3 Big Things Today, December 23, 2021
1. Grains, Soybeans Mixed Ahead of Christmas
Grain and soybean futures were mixed in overnight trading as investors head to the exits ahead of the long holiday weekend.
Trading on the Chicago Board of Trade will be closed tomorrow for Christmas and reopen Sunday evening for overnight trading.
Investors are keeping an eye on dry conditions in the U.S. Southern Plains and weather in South America.
Little or no rain has fallen in much of the Southern Plains in the past 30 days, according to data from the National Weather Service.
About 20.1% of Kansas, the biggest producer of wheat in the U.S., was seeing drought conditions, up from 19.4% a week earlier and 6.38% three months earlier, according to the U.S. Drought Monitor.
The monitor is scheduled to be updated this morning.
In South America, meanwhile, some rain will aid crops in northern Brazil in the next 10 days, though drought stress will still affect 35% of corn and soybeans, Commodity Weather Group said in a report early this morning.

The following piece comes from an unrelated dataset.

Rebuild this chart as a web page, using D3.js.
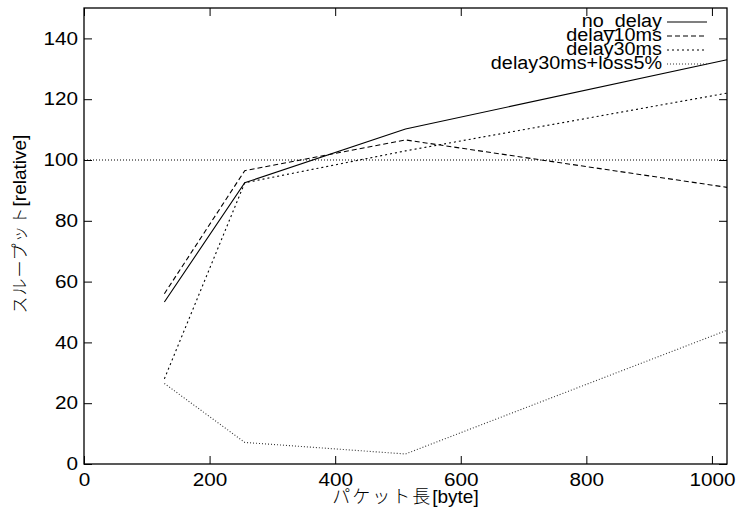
<!DOCTYPE html>
<html>
<head>
<meta charset="utf-8">
<script src="https://cdn.jsdelivr.net/npm/d3@7"></script>
<style>
  body { margin: 0; background: #fff; }
  text { font-family: "Liberation Sans", Arial, sans-serif; }
</style>
</head>
<body>
<div id="svg-container"></div>
<script>
// data
var packetLen = [128, 256, 512, 1024];
var noDelay = [53.3, 92.5, 110.2, 133];
var delay10 = [56, 96.5, 106.6, 91];
var delay30 = [28, 92.5, 103, 122];
var delay30loss5 = [26.5, 7.1, 3.3, 44];
var seriesNames = ["no_delay", "delay10ms", "delay30ms", "delay30ms+loss5%"];
var xTicks = [0, 200, 400, 600, 800, 1000];
var yTicks = [0, 20, 40, 60, 80, 100, 120, 140];
var refLine = 100;

var margin = {top: 8, right: 13, bottom: 47, left: 84},
  width = 740 - margin.left - margin.right,
  height = 511 - margin.top - margin.bottom;

var svg = d3.select("#svg-container")
    .append("svg")
    .attr("width", 740)
    .attr("height", 511)
    .append("g")
    .attr("transform", "translate(" + margin.left + "," + margin.top + ")");

var x = d3.scaleLinear().domain([0, 1024]).range([0, width]);
var y = d3.scaleLinear().domain([0, 150]).range([height, 0]);

// gnuplot's font looks a bit wider than Liberation Sans, stretch it
function stretch(sel, k) {
  sel.each(function() {
    var len = this.getComputedTextLength();
    d3.select(this).attr("textLength", len * k).attr("lengthAdjust", "spacingAndGlyphs");
  });
}

// axes, ticks pointing inward like gnuplot
svg.append("g")
  .attr("transform", "translate(0," + height + ")")
  .call(d3.axisBottom(x).tickValues(xTicks).tickSize(-8).tickPadding(9).tickFormat(d3.format("d")))
  .call(g => g.select(".domain").remove())
  .selectAll("text").style("font-size", "18px").attr("fill", "#000").call(stretch, 1.15);
svg.append("g")
  .call(d3.axisLeft(y).tickValues(yTicks).tickSize(-8).tickPadding(6))
  .call(g => g.select(".domain").remove())
  .selectAll("text").style("font-size", "18px").attr("fill", "#000").call(stretch, 1.15);
// mirror ticks
svg.append("g")
  .call(d3.axisTop(x).tickValues(xTicks).tickSize(-8).tickFormat(""))
  .call(g => g.select(".domain").remove());
svg.append("g")
  .attr("transform", "translate(" + width + ",0)")
  .call(d3.axisRight(y).tickValues(yTicks).tickSize(-8).tickFormat(""))
  .call(g => g.select(".domain").remove());

svg.selectAll(".tick line").attr("stroke", "#000");

// frame
svg.append("rect")
  .attr("width", width).attr("height", height)
  .attr("fill", "none").attr("stroke", "#000").attr("stroke-width", 1.3);

// reference line at 100
svg.append("line")
  .attr("x1", 0).attr("x2", width)
  .attr("y1", y(refLine)).attr("y2", y(refLine))
  .attr("stroke", "#000").attr("stroke-width", 1).attr("stroke-dasharray", "1,2");

var series = [
  {name: seriesNames[0], values: noDelay, dash: null, color: "#000"},
  {name: seriesNames[1], values: delay10, dash: "5,3", color: "#000"},
  {name: seriesNames[2], values: delay30, dash: "2,3", color: "#000"},
  {name: seriesNames[3], values: delay30loss5, dash: "1,2", color: "#333"}
];

var line = d3.line()
  .x((d, i) => x(packetLen[i]))
  .y(d => y(d));

svg.selectAll(".series")
  .data(series)
  .enter()
  .append("path")
  .attr("class", "series")
  .attr("d", d => line(d.values))
  .attr("fill", "none")
  .attr("stroke", d => d.color)
  .attr("stroke-width", 1.1)
  .attr("stroke-dasharray", d => d.dash);

// legend
var legend = svg.append("g").attr("transform", "translate(" + (width - 20) + ",14)");
series.forEach(function(s, i) {
  var row = legend.append("g").attr("transform", "translate(0," + (i * 14) + ")");
  row.append("text")
    .attr("x", -45).attr("y", 5)
    .attr("text-anchor", "end")
    .style("font-size", "18px")
    .text(s.name)
    .call(stretch, 1.1);
  row.append("line")
    .attr("x1", -40).attr("x2", 0).attr("y1", 0).attr("y2", 0)
    .attr("stroke", s.color).attr("stroke-width", 1.1)
    .attr("stroke-dasharray", s.dash);
});

// axis labels
svg.append("text")
  .attr("x", width / 2).attr("y", height + 39)
  .attr("text-anchor", "middle")
  .style("font-size", "19px")
  .html('<tspan style="font-family:\'Noto Sans CJK JP\'; font-weight:300; font-size:18px" letter-spacing="2">パケット長</tspan><tspan>[byte]</tspan>');

svg.append("text")
  .attr("transform", "translate(-58," + (224 - margin.top) + ") rotate(-90)")
  .attr("text-anchor", "middle")
  .style("font-size", "19px")
  .html('<tspan style="font-family:\'Noto Sans CJK JP\'; font-weight:300; font-size:17px" letter-spacing="1">スループット</tspan><tspan>[relative]</tspan>');
</script>
</body>
</html>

The 11- to 15-day outlook in central Brazil is calling for wetter weather, which is weighing on prices overnight.
Still, a hotter pattern is developing in parts of Argentina, Paraguay, and southwestern Brazil with temperatures expected to hit triple digits in the next six to 10 days, the forecaster said.
Demand has been quiet for the past week as the U.S. Department of Agriculture hasn’t reported a sale of 100,000 metric tons or more of corn, wheat, or soybeans since Dec. 17.
Wheat futures for March delivery fell 4½¢ to $8.09½ a bushel overnight on the Chicago Board of Trade, while Kansas City futures lost ¼¢ to $8.53½ a bushel.
Corn futures for March delivery were unchanged at $6.02½ a bushel.
Soybean futures for March delivery dropped 3¾¢ to $13.31¼ a bushel. Soymeal was down $1.30 to $397 a short ton, while soy oil fell 0.26¢ to 54.58¢ a pound.**
2. Ethanol Production Drops to Three-Week Low
Ethanol output in the seven days that ended on Dec. 17 fell to the lowest level in three weeks while stockpiles declined, according to the Energy Information Administration.
Production of the biofuel fell to an average of 1.051 million barrels a day, down from 1.087 million a week earlier, the EIA said in a report.
That’s the lowest level since the seven days that ended on Nov. 26.
In the Midwest, by far the biggest producing region, output fell to 991,000 barrels a day, on average, from 1.025 million barrels the previous week and the lowest in three weeks, the agency said.
Gulf Coast output fell to an average of 24,000 barrels a day from 26,000 barrels the previous week, and Rocky Mountain production dropped to 14,000 barrels a day from 15,000 barrels.
That was the entirety of the declines as East Coast production was again unchanged at 12,000 barrels a day.
West Coast output was the lone gainer for the week, rising to 10,000 barrels a day from 9,000 barrels the previous week, the government said.
Inventories were down narrowly, falling to 20.705 million barrels as of Dec. 17.
That’s down from 20.883 million barrels seven days earlier, the EIA said in its report.
3. Strong Winds, Low Humidity Expected in Southern Plains
High-wind warnings and fire-weather watches have been issued for the Oklahoma and Texas panhandles, according to the National Weather Service.
Winds starting early tomorrow are forecast from 25 to 35 mph with gusts up to 65 mph expected, the NWS said in a report early this morning.
“Damaging winds will blow down trees and power lines,” the NWS said. “Widespread power outages are expected.”
Dust also will be a problem due to the winds as visibility will be reduced, creating dangerous travel conditions, the agency said.
The windy conditions along with low relative humidity will create tinderbox-like conditions.
Humidity will fall as low as 19% tomorrow, resulting in a red-flag threat index of a three out of four, the NWS said.
Farther north, parts of central Wisconsin may see a light wintry mix today that could create a glaze of ice overnight. Some snow is associated with a passing weather front, but it likely won’t be until Sunday, the NWS said.